|Description: A section from The Evening Telegram in Toronto dated Monday, November 11, 1918, regarding the end of the First World War. The section includes pages 3-4, and pages 9-10. The content mostly deals with quotes from Toronto residents and noteworthy individuals, songs written to commemorate the end of the war, and normal business information, including the Help Wanted section and the Notices section of the Classifieds. There is an advertisement for 'Walk-Over Shoes' on page 10, as well as an advertisement below it for 'Hudson Seal Coats'. Page 4 has 2 cartoons concerning the war. |
The music and song is from "Israeli n Egypt", a biblical oratorio by the composer George Frideric Handel. The text is mainly from Exodus and the Prayer book Psalter, and was premiered at London's King's theatre in Haymarket on April 4, 1739. Handel started it soon after the opera season at King's theatre was cancelled because of a lack of subscribers. The oratorio was not well received by audiences, although commended in the London Daily Post, and a second performance was shortened, and the mainly choral work was augmented with Italian arias. An early version of the piece is in three parts rather than the later two; incorporating the first part more famous as "The ways of Zion do Mourn", with altered text as "The Sons of Israel do Mourn" lamenting the death of Joseph. This section precedes the Exodus which in the tripartite version is Part II rather than Part I. This variant has been recorded by Andrew Parrott and Stephen Cleobury a.o. This oratorio is notable for being the earliest known recorded music, made in The Crystal Palace by Col. George Gouraud in 1888-06-29 on Edison's yellow paraffin cylinder. The text "For he hath triumphed gloriously" is from Exodus 15:1.

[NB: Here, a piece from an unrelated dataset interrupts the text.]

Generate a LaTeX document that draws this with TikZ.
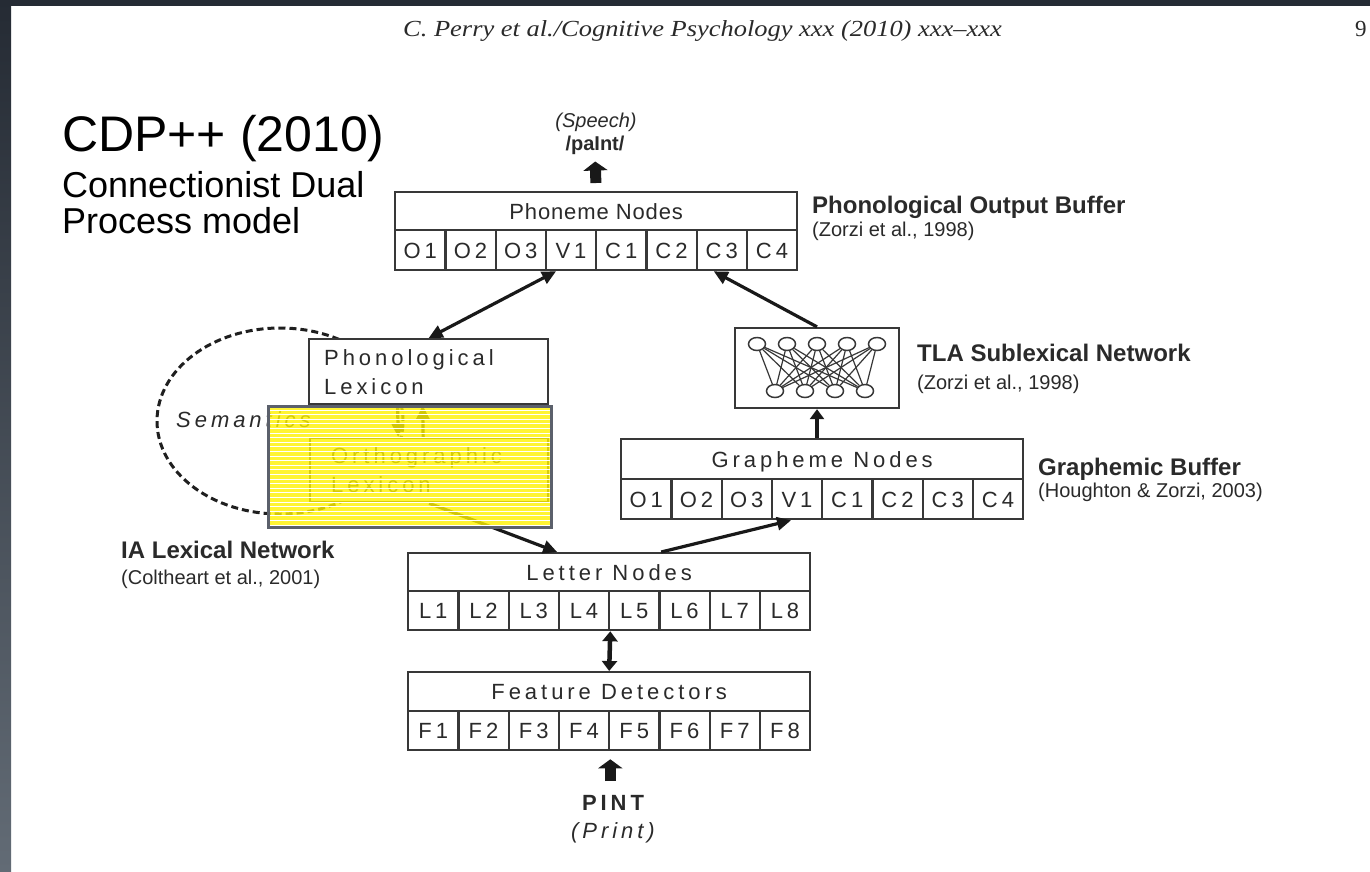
\documentclass[tikz,border=0pt]{standalone}
\usepackage{fontspec}
\setmainfont{Liberation Sans}
\newfontfamily\spacedfont[LetterSpace=18]{Liberation Sans}
\newfontfamily\phonfont[LetterSpace=4]{Liberation Sans}
\newfontfamily\headfont{Liberation Serif}
\usetikzlibrary{arrows.meta,shapes.geometric}
\definecolor{ink}{HTML}{2A2A2A}
\definecolor{frame}{HTML}{383838}
\definecolor{slidetop}{HTML}{252B34}
\definecolor{slidelow}{HTML}{626B75}
\definecolor{hlborder}{HTML}{5B606B}

\begin{document}
\begin{tikzpicture}[x=1pt,y=-1pt]
    \tikzset{cell/.style = {draw=frame, line width=2.3pt, inner sep=0pt, minimum width=50.25pt, minimum height=39pt, text height=16pt, text depth=0pt, anchor=north west, text=ink, font=\spacedfont\fontsize{22}{24}\selectfont}}
    \tikzset{bufhead/.style = {cell, minimum width=402pt, minimum height=38pt}}
    \tikzset{lexbox/.style = {draw=frame, line width=2.3pt, fill=white, anchor=north west, align=left, text=ink, font=\spacedfont\fontsize{22}{29}\selectfont}}
    \tikzset{lbl/.style = {anchor=base west, inner sep=0pt, text=ink, font=\bfseries\fontsize{24}{28}\selectfont}}
    \tikzset{cite/.style = {anchor=base west, inner sep=0pt, text=ink, font=\fontsize{20}{24}\selectfont}}
    \tikzset{unit/.style = {shape=ellipse, draw=frame, line width=1.5pt, fill=white, minimum width=17pt, minimum height=13pt, inner sep=0pt}}
    \tikzset{arr/.style = {draw=black!90, line width=3.2pt, -{Triangle[length=14pt,width=13pt]}}}
    \tikzset{darr/.style = {arr, {Triangle[length=14pt,width=13pt]}-{Triangle[length=14pt,width=13pt]}}}
    \tikzset{blockarr/.style = {draw=black!90, line width=11pt, -{Triangle[length=9pt,width=24pt]}}}

    % slide background
    \fill[white] (0,0) rectangle (1370,871);
    \shade[top color=slidetop, bottom color=slidelow] (0,0) rectangle (11,871);
    \fill[slidetop] (0,0) rectangle (1370,6);
    \useasboundingbox (0,0) rectangle (1370,871);

    % page header and slide title
    \node[anchor=base west, inner sep=0pt, text=ink, font=\headfont\itshape\fontsize{23}{26}\selectfont] (hdr) at (403,36) {\scalebox{1.15}[1]{C. Perry et al./Cognitive Psychology xxx (2010) xxx–xxx}};
    \node[anchor=base west, inner sep=0pt, text=ink, font=\headfont\fontsize{23}{26}\selectfont] (pgno) at (1355,36) {9};
    \node[anchor=base west, inner sep=0pt, font=\fontsize{50}{56}\selectfont] (ttl) at (62,151) {CDP++ (2010)};
    \node[anchor=base west, inner sep=0pt, font=\fontsize{36}{40}\selectfont] (sub1) at (62,197) {Connectionist Dual};
    \node[anchor=base west, inner sep=0pt, font=\fontsize{36}{40}\selectfont] (sub2) at (62,233) {Process model};

    % output
    \node[inner sep=0pt, text=ink, font=\itshape\fontsize{20}{24}\selectfont] (speech) at (596,122) {(Speech)};
    \node[inner sep=0pt, text=ink, font=\bfseries\fontsize{20}{24}\selectfont] (paint) at (595,145) {/paInt/};

    % phonological output buffer
    \node[bufhead, font=\phonfont\fontsize{22}{24}\selectfont] (phon) at (394,191) {Phoneme Nodes};
    \foreach \lab [count=\i] in {O1,O2,O3,V1,C1,C2,C3,C4}
        \node[cell, minimum height=40pt] (phon\i) at (343.75+50.25*\i,229) {\lab};

    % graphemic buffer
    \node[bufhead, minimum height=40pt] (graph) at (620,438) {Grapheme Nodes};
    \foreach \lab [count=\i] in {O1,O2,O3,V1,C1,C2,C3,C4}
        \node[cell, minimum height=40pt] (graph\i) at (569.75+50.25*\i,478) {\lab};

    % letters and features
    \node[bufhead] (let) at (407,552) {Letter Nodes};
    \foreach \i in {1,...,8}
        \node[cell] (let\i) at (356.75+50.25*\i,590) {L\i};
    \node[bufhead, minimum height=39pt] (feat) at (407,671) {Feature Detectors};
    \foreach \i in {1,...,8}
        \node[cell] (feat\i) at (356.75+50.25*\i,710) {F\i};

    % input
    \node[inner sep=0pt, text=ink, font=\spacedfont\bfseries\fontsize{22}{24}\selectfont] (pint) at (613,803) {PINT};
    \node[inner sep=0pt, text=ink, font=\spacedfont\itshape\fontsize{22}{24}\selectfont] (print) at (613,833) {(Print)};

    % lexical route
    \node[shape=ellipse, draw=black!88, line width=3pt, dash pattern=on 7pt off 4pt, minimum width=246pt, minimum height=186pt] (sem) at (280,421) {};
    \node[anchor=west, inner sep=0pt, text=ink, font=\spacedfont\itshape\fontsize{22}{24}\selectfont] (semlbl) at (176,420) {Semantics};
    \node[lexbox, minimum width=239pt, minimum height=65pt, text width=209pt, inner xsep=15pt] (plex) at (308,338) {Phonological\\Lexicon};
    \node[lexbox, minimum width=238pt, minimum height=64pt, text width=196pt, inner xsep=21pt] (olex) at (309,437) {Orthographic\\Lexicon};

    % sublexical network
    \node[draw=frame, line width=2.3pt, minimum width=164pt, minimum height=80pt] (tla) at (817,368) {};
    \foreach \x [count=\i] in {757,787,817,847,877}
        \node[unit] (t\i) at (\x,344) {};
    \foreach \x [count=\i] in {775,805,835,865}
        \node[unit] (b\i) at (\x,391) {};
    \foreach \i in {1,...,5}
        \foreach \j in {1,...,4}
            \draw[frame, line width=1.2pt] (t\i) -- (b\j);

    % labels
    \node[lbl] (pobl) at (812,213) {Phonological Output Buffer};
    \node[cite] (pobc) at (812,236) {(Zorzi et al., 1998)};
    \node[lbl] (tlal) at (917,361) {TLA Sublexical Network};
    \node[cite] (tlac) at (917,389) {(Zorzi et al., 1998)};
    \node[lbl] (gbl) at (1038,475) {Graphemic Buffer};
    \node[cite] (gbc) at (1038,497) {(Houghton \& Zorzi, 2003)};
    \node[lbl] (ial) at (121,558) {IA Lexical Network};
    \node[cite] (iac) at (121,584) {(Coltheart et al., 2001)};

    % connections
    \draw[darr] (plex.north) -- ([xshift=-15pt]phon4.south);
    \draw[arr] (tla.north) -- ([xshift=-8pt]phon7.south);
    \draw[arr, line width=4.5pt, -{Triangle[length=10pt,width=14pt]}] (tla.south |- graph.north) -- (tla.south);
    \draw[arr] ([xshift=52pt]let.north) -- ([xshift=-6pt]graph4.south);
    \draw[arr] (olex.south) -- ([xshift=-52pt]let.north);
    \draw[arr] ([xshift=-31pt]plex.south) -- ([xshift=-31pt]olex.north);
    \draw[arr] ([xshift=-6pt]olex.north) -- ([xshift=-6pt]plex.south);
    \draw[arr, line width=4.5pt, {Triangle[length=10pt,width=15pt]}-{Triangle[length=10pt,width=15pt]}] (let4.south east) -- (feat.north);
    \draw[blockarr, shorten <=8pt, shorten >=7pt] (phon.north) -- (paint.south);
    \draw[blockarr, shorten <=14pt, shorten >=8pt] (feat4.south east |- pint.north) -- (feat4.south east);

    % highlight
    \node[fill=yellow, fill opacity=0.8, outer sep=0pt, inner sep=0pt, minimum width=283pt, minimum height=121pt, anchor=north west] (hl) at (268.5,406.5) {};
    \foreach \y in {410,414.6,...,526}
        \draw[white, line width=0.9pt] (268.5,\y) -- (551.5,\y);
    \draw[hlborder, line width=3pt] (hl.north west) rectangle (hl.south east);
\end{tikzpicture}
\end{document}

A letter was included with the article, written by Elizabeth Tutton, the grand-daughter of Veda M. Rogers, whose family donated the article. Veda Rogers (June 16, 1894 - March 18, 1996) was a long time resident of Meadow Wood Road in Clarkson. She lived to be 101 years of age. She and her husband M. J. Rogers were actively involved with the St. Bride's Church (they donated the bell in the steeple, in fact). They had three children. The eldest was Ruth Rogers, who later married Clifford Tutton. Ruth was a childhood friend of Barbara Sayers Larson, from Port Credit High School.